其一,推荐算法侵犯用户个人信息。无论是基于内容的新闻推荐机制,抑或是协同过滤推荐机制,算法均需要访问用户的历史浏览记录以及相关数据,并通过数据进行建模,以实现新闻与用户之间的匹配。在抓取数据过程中,一定程度上不可避免地会侵犯用户的个人信息。在算法技术的介入下,平台侵犯个人信息的方式较为隐蔽,用户无法意识到新闻聚合平台正在收集其个人信息,甚至当新闻聚合平台利用大量的个人信息谋求巨额的商业利益时,用户也毫不知情。对于用户而言,甚至会主动贡献自己的个人信息,以获取搜索的便利。

其二,告知同意规则流于形式。告知同意规则是《个人信息保护法》赋予平台处理个人信息的合法性基础,在告知同意规则体系下,平台应当告知用户信息处理的范围、方式和目的,并征得用户同意,但现阶段大部分平台提供的个人信息保护条款类似于格式条款,用户难以理解其中含义,概括性的授权和同意并不符合个人信息处理规则的相关规定。

(三)民事责任与行政责任承担不明确

从规范角度看,我国《网络安全法》所规定的平台责任并不是严格责任,而是一种过错责任,主观过错是平台承担民事责任或者行政处罚的基本构成要件。在民事责任认定上,当发生损害后果时,用户追究平台的法律责任必然审视平台的过错,但在主观过错的认定机制下,又存在“技术中立”与“主体责任分离”的困境。首先,追究过错责任要面临“技术中立”的抗辩,如“今日头条”张一鸣始终强调算法并没有价值观,“今日头条”不设立总编辑,试图以技术中立、不存在主观过错为缘由避免承担法律责任。国外也有研究学者认为,算法遵循的是预先选择的程序,而不是及时的判断[5]。其次,平台始终主张,要注意区分内容服务提供者和网络服务提供者,算法平台属于网络服务的提供者,仅具有传输介质属性。主观过错认定的障碍导致危害结果发生后对平台追责的效果并不理想。

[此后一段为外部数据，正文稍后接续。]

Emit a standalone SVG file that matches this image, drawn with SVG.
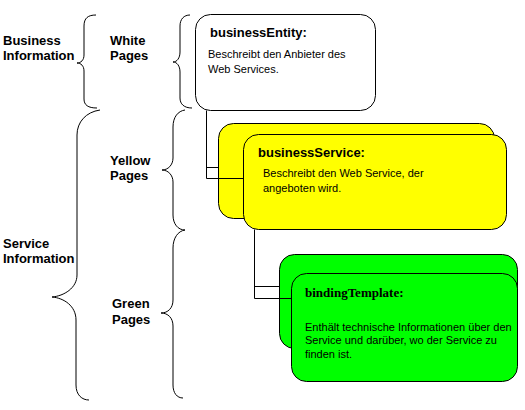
<svg xmlns="http://www.w3.org/2000/svg" width="525" height="410" viewBox="0 0 525 410">
<style>
.lbl{font-family:"Liberation Sans",Arial,sans-serif;font-weight:bold;font-size:13px;fill:#000}
.ttl{font-family:"Liberation Sans",Arial,sans-serif;font-weight:bold;font-size:13px;fill:#000}
.ttls{font-family:"Liberation Serif","Times New Roman",serif;font-weight:bold;font-size:13px;fill:#000}
.dsc{font-family:"Liberation Sans",Arial,sans-serif;font-size:11px;fill:#000}
.brace{fill:none;stroke:#000;stroke-width:1}
.card{stroke:#000;stroke-width:1}
.conn{fill:none;stroke:#000;stroke-width:1}
</style>
<rect width="525" height="410" fill="#fff"/>
<g id="braces">
<path class="brace" d="M96,15 C88,15 84,18 84,26 L84,55 C84,60 81,63 77,63 C81,63 84,66 84,71 L84,99 C84,105 88,108 97,108"/>
<path class="brace" d="M100,110 C86,112 77,122 77,135 L77,275 C77,288 64,296 52,297 C64,298 76,306 76,320 L76,385 C76,395 82,400 89,400"/>
<path class="brace" d="M190,15 C184,15 180,19 180,26 L180,52 C180,58 177,62 173,62 C177,62 180,66 180,72 L180,98 C180,104 184,108 192,108"/>
<path class="brace" d="M185,110 C178,111 173,117 173,127 L173,158 C173,165 168,170 162,170 C168,170 173,175 173,182 L173,215 C173,224 178,230 185,230"/>
<path class="brace" d="M185,230 C178,231 173,238 173,248 L173,300 C173,308 168,313 161,313 C168,313 173,318 173,326 L173,385 C173,393 177,398 183,398"/>
</g>
<g id="labels">
<text class="lbl" x="3" y="45">Business</text>
<text class="lbl" x="3" y="60">Information</text>
<text class="lbl" x="3" y="248">Service</text>
<text class="lbl" x="3" y="263">Information</text>
<text class="lbl" x="110" y="45">White</text>
<text class="lbl" x="110" y="60">Pages</text>
<text class="lbl" x="110" y="165">Yellow</text>
<text class="lbl" x="110" y="180">Pages</text>
<text class="lbl" x="112" y="308">Green</text>
<text class="lbl" x="112" y="324">Pages</text>
</g>
<g id="businessEntity">
<rect class="card" x="195.5" y="14.5" width="180" height="96" rx="15" fill="#fff"/>
<text class="ttl" x="210" y="37">businessEntity:</text>
<text class="dsc" x="208" y="58">Beschreibt den Anbieter des</text>
<text class="dsc" x="208" y="73">Web Services.</text>
</g>
<g id="businessService">
<rect class="card" x="218.5" y="123.5" width="276" height="95" rx="15" fill="#ffff00"/>
<rect class="card" x="243.5" y="134.5" width="263" height="95" rx="15" fill="#ffff00"/>
<text class="ttl" x="258" y="157">businessService:</text>
<text class="dsc" x="263" y="177">Beschreibt den Web Service, der</text>
<text class="dsc" x="263" y="192">angeboten wird.</text>
</g>
<g id="bindingTemplate">
<rect class="card" x="279.5" y="254.5" width="238" height="94" rx="15" fill="#00ff00"/>
<rect class="card" x="291.5" y="273.5" width="226" height="108" rx="15" fill="#00ff00"/>
<text class="ttls" x="305" y="297">bindingTemplate:</text>
<text class="dsc" x="305" y="331">Enthält technische Informationen über den</text>
<text class="dsc" x="305" y="344">Service und darüber, wo der Service zu</text>
<text class="dsc" x="305" y="358">finden ist.</text>
</g>
<g id="connectors">
<path class="conn" d="M206.5,110.5 V178.5 M206.5,167.5 H218.5 M206.5,178.5 H243.5"/>
<path class="conn" d="M254.5,229.5 V298.5 M254.5,286.5 H279.5 M254.5,298.5 H291.5"/>
</g>
</svg>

在行政监管领域,算法责任承担亦不明确。法律法规层面,《算法推荐管理规定》在第三十一、三十二、三十三条中规定了算法推荐服务提供者应当承担的法律责任,但是规定较为粗线条,并不具备实际的可操作性,进而导致在实践中随意执法、执法标准不统一,有的平台被顶格从重处罚,有的平台仅仅被责令限期改正。责任体系的混乱造成平台与监管部门双输的局面,从平台角度看,是否承担法律责任在于是否开展了相关的专项治理活动,互联网企业常担忧不可预测的运动式执法带来的行业寒冬,长期因恐惧而丧失创新动力[6],就监管部门的角度而言,运动式的随意执法并不符合比例原则,丧失了执法的权威性。

三、算法推荐新闻的法律规范路径

(一)采用事前的“穿透式监管”理念

穿透式监管概念来源于互联网金融监管领域,在监管理念上主张由最少监管转变为实质监管,穿透事物表象获取真实信息和事实发现,以此弥补因创新带来的监管漏洞。[7]从算法推荐新闻的底层运行逻辑看,算法技术在新闻推荐应用中具有底层架构地位,如果缺乏对技术运用的节制,技术运用的不规范和对技术的过于倚重,技术的副作用就可能被放大。[8]穿透式监管理念主张采用侵入式的监管措施穿透企业内部技术的外衣,直抵平台的内部算法技术,增强推荐算法的透明度,一定程度打开了算法黑箱。对算法技术穿透式监管的本质要求算法推荐平台将内部生产信息以可视化形式转化为行政监管的决策信息,增强算法平台内部信息披露与内部行为的干预,主要表现为在事前加强算法备案和算法审计。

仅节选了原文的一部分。